Who is on the project team?
Robert Bray Associates, The Aquifer Partnership, Vu Gardens.
Describe the context of this project and its neighbourhood and people?
The Aquifer Partnership (TAP) partnered with Moulsecoomb Primary School to renovate a courtyard space into a beautiful, water-friendly, SuDS garden with emphasis on education and play opportunities.
TAP was established to protect and improve the quality of groundwater in the Brighton Chalk Block as a valuable natural resource. Moulsecoomb Primary School was chosen to be part of TAP’s SuDS in Schools programme as it is in a source protection zone, close to an extraction borehole, and in an area prone to flooding.
The area of Moulsecoomb consists predominantly of social housing. Parts of the area are within the 10% most deprived areas in the UK (as defined by the Index of Multiple Deprivation). It has the worst child poverty in Brighton and Hove, ranked 3rd most deprived in Sussex and 114th nationally. While the area faces many problems, there is a growing network of community organisations and partnerships working together, and a rising sense of possibility and opportunity emerging across the estates.
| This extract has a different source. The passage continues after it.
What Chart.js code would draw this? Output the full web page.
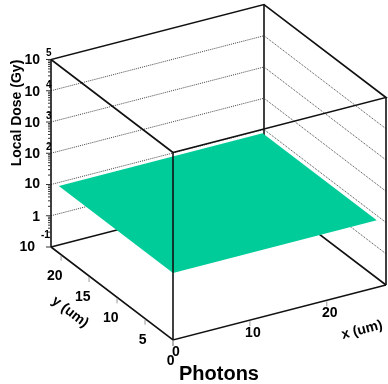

What is your design approach?
The courtyard garden at Moulsecoomb Primary School was well used by pupils but had become tired and an unruly maintenance burden for the school. Access was restricted and the space had not been well planned out. The garden has now been completely transformed through the redesign and introduction of SuDS. The design looks to manage surface roof run-off within the courtyard in a sustainable way whilst providing an interactive and dynamic space for pupils.
Within school hours, particular focus has been made to the role the rainscape can play for children with additional learning needs who come to the garden for classroom breaks. The space also provides a hub for a range of after-school activities and school clubs, well as a home for the school’s pet chickens.
Roof run-off enters new features through a series of imaginative downpipes, commissioned by local artists. Features such as rainplanters and an ornamental pond are fed into at the first stage of cleaning and attenuating and then connected via channel details that wind towards the central pond. Dense planting in this area has a particular focus on pollinator friendly species and is buzzing with life in the summer months. A pond dipping platform has proved extremely popular with the students as well as low standing sensory-filled planters, used by the grow club.
What is your climate strategy?
TAP is a partnership set up between the South Downs National Park, Southern Water and Brighton and Hove City Council with a focus on protecting the chalk aquifer that stretches beneath the region and is its source of drinking water.
Moulsecoomb Primary School Courtyard is one project being delivered by TAP with the SuDS in Schools programme. The series aims to introduce SuDS features that can reduce pollution to the aquifer but also spread awareness and educate children and families in the importance of protecting it.
Run-off entering the rainscape from surrounding roofs travels through a connected sequence of various SuDS features where it is cleaned and attenuated with an aim to filter and slow the flow before feeding back into the aquifer.
Project figures:
Total Catchment - 637m2
Total Attenuation - 22.72m3
This equates to 0.036m3 of attenuation per m2 of catchment. When modelled with an appropriate conservative estimate of infiltration rate (5 x 10^-5m/s) this equates to around the 1 in 100 rainfall event being managed in the system.
How have you engaged the community?
A huge part of a school success story is always engagement, which should be a fundamental part of every design project but when it comes to schools it’s particularly valuable for us to get an understanding of particular learning and play needs right from the beginning. Play is such an important part of the enjoyment of childhood as well as supporting social, developmental and learning aspects of education.
At Moulsecoomb, continuous engagement has been a essential part of the process for our client and as a result, the project has been very well received by everyone involved including local artists, community groups and school children. The school is often used as a site for community initiatives outside of teaching hours. The new rainscape has already proved to be a valuable facility for various extra-circular activities and clubs for both children and their families.